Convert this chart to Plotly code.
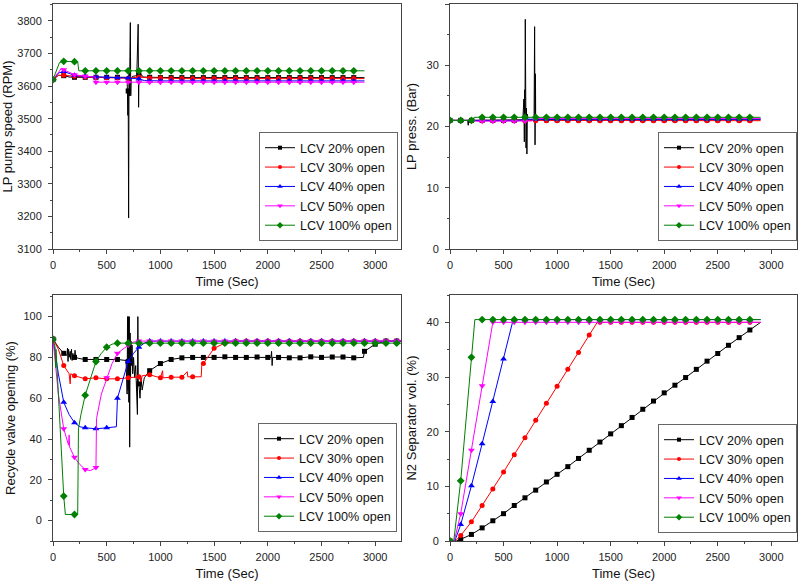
import plotly.graph_objects as go

FONT = "Arial, 'Liberation Sans', sans-serif"

series_names = ["LCV 20% open", "LCV 30% open", "LCV 40% open", "LCV 50% open", "LCV 100% open"]
colors = ["#000000", "#FF0000", "#0000FF", "#FF00FF", "#008000"]
symbols = ["square", "circle", "triangle-up", "triangle-down", "diamond"]
msizes = [5, 5, 6, 6, 6]

# ---------------- sampling times (sec) ----------------
time_a = [0, 100, 200, 300, 400, 500, 600, 700, 800, 900, 1000, 1100, 1200, 1300, 1400,
          1500, 1600, 1700, 1800, 1900, 2000, 2100, 2200, 2300, 2400, 2500, 2600, 2700, 2800, 2900]
time_c = [0, 100, 200, 300, 400, 500, 600, 700, 800, 900, 1000, 1100, 1200, 1300, 1400,
          1500, 1600, 1700, 1800, 1900, 2000, 2100, 2200, 2300, 2400, 2500, 2600, 2700, 2800, 2900,
          3000, 3100, 3200]

# ---------------- LP pump speed (RPM) ----------------
speed_20 = [3620, 3632, 3627, 3627, 3627, 3627, 3627, 3585, 3634, 3627, 3626, 3626, 3626, 3626, 3626,
            3626, 3626, 3626, 3626, 3626, 3626, 3626, 3626, 3626, 3626, 3626, 3626, 3626, 3626, 3626]
speed_30 = [3620, 3633, 3630, 3628, 3627, 3626, 3625, 3624, 3628, 3625, 3625, 3623, 3623, 3623, 3623,
            3623, 3623, 3623, 3623, 3623, 3623, 3623, 3623, 3623, 3623, 3623, 3623, 3623, 3623, 3623]
speed_40 = [3620, 3645, 3633, 3630, 3628, 3627, 3626, 3625, 3622, 3616, 3616, 3616, 3616, 3616, 3616,
            3616, 3616, 3616, 3616, 3616, 3616, 3616, 3616, 3616, 3616, 3616, 3616, 3616, 3616, 3616]
speed_50 = [3620, 3650, 3635, 3630, 3612, 3612, 3612, 3612, 3612, 3612, 3612, 3612, 3612, 3612, 3612,
            3612, 3612, 3612, 3612, 3612, 3612, 3612, 3612, 3612, 3612, 3612, 3612, 3612, 3612, 3612]
speed_100 = [3620, 3676, 3675, 3647, 3647, 3647, 3647, 3647, 3647, 3647, 3647, 3647, 3647, 3647, 3647,
             3647, 3647, 3647, 3647, 3647, 3647, 3647, 3647, 3647, 3647, 3647, 3647, 3647, 3647, 3647]
speed_20_t = [50, 150, 690, 697, 704, 708, 712, 716, 720, 724, 728, 740, 780, 793, 797, 810, 840]
speed_20_v = [3633, 3628, 3627, 3510, 3195, 3640, 3570, 3690, 3795, 3570, 3620, 3630, 3632, 3790, 3535, 3640, 3628]
speed_30_t = [50]
speed_30_v = [3633]
speed_40_t = [50, 850]
speed_40_v = [3640, 3617]
speed_50_t = [80, 395]
speed_50_v = [3655, 3628]
speed_100_t = [60, 230, 240]
speed_100_v = [3672, 3675, 3647]

# ---------------- LP pressure (Bar) ----------------
press_20 = [21.0, 21.0, 21.0, 21.0, 21.0, 21.0, 21.0, 21.1, 21.2, 21.1, 21.1, 21.1, 21.1, 21.1, 21.1,
            21.1, 21.1, 21.1, 21.1, 21.1, 21.1, 21.1, 21.1, 21.1, 21.1, 21.1, 21.1, 21.1, 21.1, 21.1]
press_30 = [21.0, 21.0, 21.0, 20.95, 20.95, 20.95, 20.95, 20.95, 20.95, 20.95, 20.95, 20.95, 20.95, 20.95, 20.95,
            20.95, 20.95, 20.95, 20.95, 20.95, 20.95, 20.95, 20.95, 20.95, 20.95, 20.95, 20.95, 20.95, 20.95, 20.95]
press_40 = [21.0, 21.0, 21.0, 21.0, 21.0, 21.0, 21.0, 21.2, 21.2, 21.2, 21.2, 21.2, 21.2, 21.2, 21.2,
            21.2, 21.2, 21.2, 21.2, 21.2, 21.2, 21.2, 21.2, 21.2, 21.2, 21.2, 21.2, 21.2, 21.2, 21.2]
press_50 = [21.0, 21.0, 21.0, 20.85, 20.85, 20.85, 20.85, 20.9, 21.3, 21.3, 21.3, 21.3, 21.3, 21.3, 21.3,
            21.3, 21.3, 21.3, 21.3, 21.3, 21.3, 21.3, 21.3, 21.3, 21.3, 21.3, 21.3, 21.3, 21.3, 21.3]
press_100 = [21.0, 21.0, 21.0, 21.5, 21.5, 21.5, 21.5, 21.5, 21.5, 21.5, 21.5, 21.5, 21.5, 21.5, 21.5,
             21.5, 21.5, 21.5, 21.5, 21.5, 21.5, 21.5, 21.5, 21.5, 21.5, 21.5, 21.5, 21.5, 21.5, 21.5]
press_20_t = [165, 170, 175, 680, 690, 694, 697, 703, 706, 710, 714, 718, 722, 726, 785, 790, 794, 798, 803]
press_20_v = [21.0, 20.2, 21.0, 21.1, 24.5, 17.5, 26.0, 37.5, 19.0, 16.5, 23.0, 15.5, 22.0, 21.1, 21.1, 36.3, 17.0, 28.6, 21.2]
press_30_t = []
press_30_v = []
press_40_t = [650]
press_40_v = [21.0]
press_50_t = [250, 760]
press_50_v = [20.85, 20.9]
press_100_t = [220, 225]
press_100_v = [21.0, 21.5]

# ---------------- Recycle valve opening (%) ----------------
valve_20 = [89, 82, 80, 79, 79, 79, 79, 78, 67, 73.5, 77, 79, 79.8, 80, 80,
            80, 80.3, 80, 80, 80.2, 80, 80, 79.8, 79.8, 80.3, 80, 80.2, 80.2, 79.8, 83,
            86.5, 88, 88]
valve_30 = [89, 76, 71, 69.5, 70, 69.5, 69.5, 70, 70.5, 71.5, 70, 70.3, 70.3, 70.5, 77,
            84.5, 87, 88, 88, 88, 88, 88, 88, 88, 88, 88, 88, 88, 88, 88,
            88, 88, 88]
valve_40 = [89, 58, 48, 45.5, 45, 45.5, 60, 78, 85, 88, 88, 88, 88, 88, 88,
            88, 88, 88, 88, 88, 88, 88, 88, 88, 88, 88, 88, 88, 88, 88,
            88, 88, 88]
valve_50 = [89, 45, 31, 25, 26, 70, 82, 86, 88, 88, 88, 88, 88, 88, 88,
            88, 88, 88, 88, 88, 88, 88, 88, 88, 88, 88, 88, 88, 88, 88,
            88, 88, 88]
valve_100 = [89, 12, 3, 61.5, 78, 85, 87, 87, 87, 87, 87, 87, 87, 87, 87,
             87, 87, 87, 87, 87, 87, 87, 87, 87, 87, 87, 87, 87, 87, 87,
             87, 87, 87]
valve_20_t = [50, 130, 135, 140, 145, 150, 160, 165, 172, 178, 185, 195, 205, 212, 240,
              680, 690, 694, 698, 702, 706, 710, 714, 718, 722, 726, 730, 736, 742, 750, 760, 770, 780, 786, 790, 794,
              810, 820, 830, 850, 2030, 2035, 2040, 2045, 2890, 3240]
valve_20_v = [85, 81, 84.5, 78, 84, 80, 83, 79, 84, 78.5, 82, 79.5, 83.5, 80, 79.5,
              78.5, 62, 100, 64, 100, 58, 100, 36, 92, 70, 88, 76, 86, 72, 80, 70, 76, 64, 52, 100, 66,
              60, 70, 64, 70, 80, 83, 76, 80, 80, 88]
valve_30_t = [50, 150, 160, 165, 820, 830, 1020, 1025, 1250, 1255, 1380, 1385, 3240]
valve_30_v = [84, 72, 67, 72, 68, 71, 73.5, 70, 73, 70.5, 70.5, 76, 88]
valve_40_t = [50, 150, 250, 590, 750, 850, 3240]
valve_40_v = [72, 52, 46, 46, 82, 87, 88]
valve_50_t = [50, 145, 150, 155, 250, 350, 405, 450, 550, 650, 750, 3240]
valve_50_v = [62, 37, 42, 36, 27.5, 24.5, 50, 62, 77, 84, 87.5, 88]
valve_100_t = [20, 25, 28, 115, 230, 237, 260, 350, 450, 550, 3240]
valve_100_v = [85, 75, 84, 3, 3, 45, 52, 70, 82, 86.5, 87]

# ---------------- N2 separator volume (%) ----------------
vol_20 = [0, 0.3, 1.2, 2.4, 3.7, 5.0, 6.5, 7.9, 9.3, 10.8, 12.2, 13.6, 15.1, 16.6, 18.1,
          19.6, 21.1, 22.6, 24.1, 25.6, 27.1, 28.5, 29.9, 31.4, 32.9, 34.3, 35.8, 37.2, 38.6, 40.0]
vol_30 = [0, 1.0, 3.5, 6.5, 9.5, 12.6, 15.8, 18.9, 22.1, 25.2, 28.3, 31.4, 34.5, 37.7, 40.0,
          40.0, 40.0, 40.0, 40.0, 40.0, 40.0, 40.0, 40.0, 40.0, 40.0, 40.0, 40.0, 40.0, 40.0, 40.0]
vol_40 = [0, 3.0, 10.1, 17.8, 25.5, 33.3, 40.5, 40.5, 40.5, 40.5, 40.5, 40.5, 40.5, 40.5, 40.5,
          40.5, 40.5, 40.5, 40.5, 40.5, 40.5, 40.5, 40.5, 40.5, 40.5, 40.5, 40.5, 40.5, 40.5, 40.5]
vol_50 = [0, 5.0, 16.6, 28.4, 40.0, 40.0, 40.0, 40.0, 40.0, 40.0, 40.0, 40.0, 40.0, 40.0, 40.0,
          40.0, 40.0, 40.0, 40.0, 40.0, 40.0, 40.0, 40.0, 40.0, 40.0, 40.0, 40.0, 40.0, 40.0, 40.0]
vol_100 = [0, 11.0, 33.6, 40.5, 40.5, 40.5, 40.5, 40.5, 40.5, 40.5, 40.5, 40.5, 40.5, 40.5, 40.5,
           40.5, 40.5, 40.5, 40.5, 40.5, 40.5, 40.5, 40.5, 40.5, 40.5, 40.5, 40.5, 40.5, 40.5, 40.5]
vol_20_t = [60]
vol_20_v = [0]
vol_30_t = [50, 1375]
vol_30_v = [0, 40.0]
vol_40_t = [45, 590]
vol_40_v = [0, 40.5]
vol_50_t = [40]
vol_50_v = [0]
vol_100_t = [35, 232]
vol_100_v = [0, 40.5]

# ---------------- figure ----------------
fig = go.Figure()


def add_panel(n, grid_t, values, extras_t, extras_v, marker_max):
    ax = "" if n == 1 else str(n)
    for i in range(5):
        vals = values[i]
        pts = sorted(list(zip(grid_t, vals)) + list(zip(extras_t[i], extras_v[i])), key=lambda p: p[0])
        fig.add_trace(go.Scatter(
            x=[p[0] for p in pts], y=[p[1] for p in pts], mode="lines",
            line=dict(color=colors[i], width=1), xaxis="x" + ax, yaxis="y" + ax,
            showlegend=False, hoverinfo="skip"))
        mt = [t for t in grid_t if t <= marker_max]
        mv = [v for t, v in zip(grid_t, vals) if t <= marker_max]
        fig.add_trace(go.Scatter(
            x=mt, y=mv, mode="markers",
            marker=dict(symbol=symbols[i], color=colors[i], size=msizes[i], line=dict(width=0)),
            xaxis="x" + ax, yaxis="y" + ax, showlegend=False, hoverinfo="skip"))
    for i in range(5):
        fig.add_trace(go.Scatter(
            x=[None], y=[None], mode="lines+markers", name=series_names[i],
            line=dict(color=colors[i], width=1),
            marker=dict(symbol=symbols[i], color=colors[i], size=msizes[i] - 1, line=dict(width=0)),
            xaxis="x" + ax, yaxis="y" + ax, legend="legend" + ax, showlegend=True))


add_panel(1, time_a, [speed_20, speed_30, speed_40, speed_50, speed_100],
          [speed_20_t, speed_30_t, speed_40_t, speed_50_t, speed_100_t],
          [speed_20_v, speed_30_v, speed_40_v, speed_50_v, speed_100_v], 2800)
add_panel(2, time_a, [press_20, press_30, press_40, press_50, press_100],
          [press_20_t, press_30_t, press_40_t, press_50_t, press_100_t],
          [press_20_v, press_30_v, press_40_v, press_50_v, press_100_v], 2800)
add_panel(3, time_c, [valve_20, valve_30, valve_40, valve_50, valve_100],
          [valve_20_t, valve_30_t, valve_40_t, valve_50_t, valve_100_t],
          [valve_20_v, valve_30_v, valve_40_v, valve_50_v, valve_100_v], 3200)
add_panel(4, time_a, [vol_20, vol_30, vol_40, vol_50, vol_100],
          [vol_20_t, vol_30_t, vol_40_t, vol_50_t, vol_100_t],
          [vol_20_v, vol_30_v, vol_40_v, vol_50_v, vol_100_v], 2800)

AX = "#444444"


def xstyle(domain, anchor):
    return dict(domain=domain, anchor=anchor, range=[0, 3240], tick0=0, dtick=500,
                ticks="outside", ticklen=4, tickwidth=1, tickcolor=AX,
                showline=True, linecolor=AX, linewidth=1, mirror=True,
                showgrid=False, zeroline=False, automargin=False,
                minor=dict(ticks="outside", ticklen=2, dtick=250, tick0=0, tickcolor=AX, showgrid=False),
                tickfont=dict(size=11, color="#222", family=FONT), ticklabelstandoff=2,
                title=dict(text="Time (Sec)", font=dict(size=13, color="#111", family=FONT), standoff=6))


def ystyle(domain, anchor, rng, dtick, minor, title, standoff):
    return dict(domain=domain, anchor=anchor, range=rng, tick0=0, dtick=dtick,
                ticks="outside", ticklen=4, tickwidth=1, tickcolor=AX,
                showline=True, linecolor=AX, linewidth=1, mirror=True,
                showgrid=False, zeroline=False, automargin=False,
                minor=dict(ticks="outside", ticklen=2, dtick=minor, tick0=0, tickcolor=AX, showgrid=False),
                tickfont=dict(size=11, color="#222", family=FONT), ticklabelstandoff=4,
                title=dict(text=title, font=dict(size=13, color="#111", family=FONT), standoff=standoff))


XL = [53 / 800, 401 / 800]
XR = [450 / 800, 797 / 800]
YT = [1 - 249 / 582, 1 - 4 / 582]
YB = [1 - 541 / 582, 1 - 295 / 582]


def legend_style(x, y):
    return dict(x=x, y=y, xanchor="right", yanchor="bottom", bgcolor="white",
                bordercolor="#666666", borderwidth=1, itemwidth=30, tracegroupgap=0,
                font=dict(size=12.6, family=FONT, color="#111"))


fig.update_layout(
    width=800, height=582, margin=dict(l=0, r=0, t=0, b=0, autoexpand=False),
    paper_bgcolor="white", plot_bgcolor="white",
    font=dict(family=FONT),
    xaxis=xstyle(XL, "y"), yaxis=ystyle(YT, "x", [3100, 3852], 100, 50, "LP pump speed (RPM)", 3),
    xaxis2=xstyle(XR, "y2"), yaxis2=ystyle(YT, "x2", [0, 40], 10, 5, "LP press. (Bar)", 6),
    xaxis3=xstyle(XL, "y3"), yaxis3=ystyle(YB, "x3", [-10, 110.6], 20, 10, "Recycle valve opening (%)", 4),
    xaxis4=xstyle(XR, "y4"), yaxis4=ystyle(YB, "x4", [0, 45], 10, 5, "N2 Separator vol. (%)", 6),
    legend=legend_style(398 / 800, 1 - 241 / 582),
    legend2=legend_style(797 / 800, 1 - 241 / 582),
    legend3=legend_style(397 / 800, 1 - 532 / 582),
    legend4=legend_style(797 / 800, 1 - 533 / 582),
    showlegend=True,
)

fig.write_html("out.html", config={"displayModeBar": False},
               post_script="document.body.style.margin='0';document.body.style.overflow='hidden';")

+---+

WHAT IS EXPECTED
Give again, word for word, every line from the top of the data above to the line holding "msizes = [5, 5, 6, 6, 6]", inclusive, with the pictures left out.

EXERCISE SOLUTION
Convert this chart to Plotly code.
import plotly.graph_objects as go

FONT = "Arial, 'Liberation Sans', sans-serif"

series_names = ["LCV 20% open", "LCV 30% open", "LCV 40% open", "LCV 50% open", "LCV 100% open"]
colors = ["#000000", "#FF0000", "#0000FF", "#FF00FF", "#008000"]
symbols = ["square", "circle", "triangle-up", "triangle-down", "diamond"]
msizes = [5, 5, 6, 6, 6]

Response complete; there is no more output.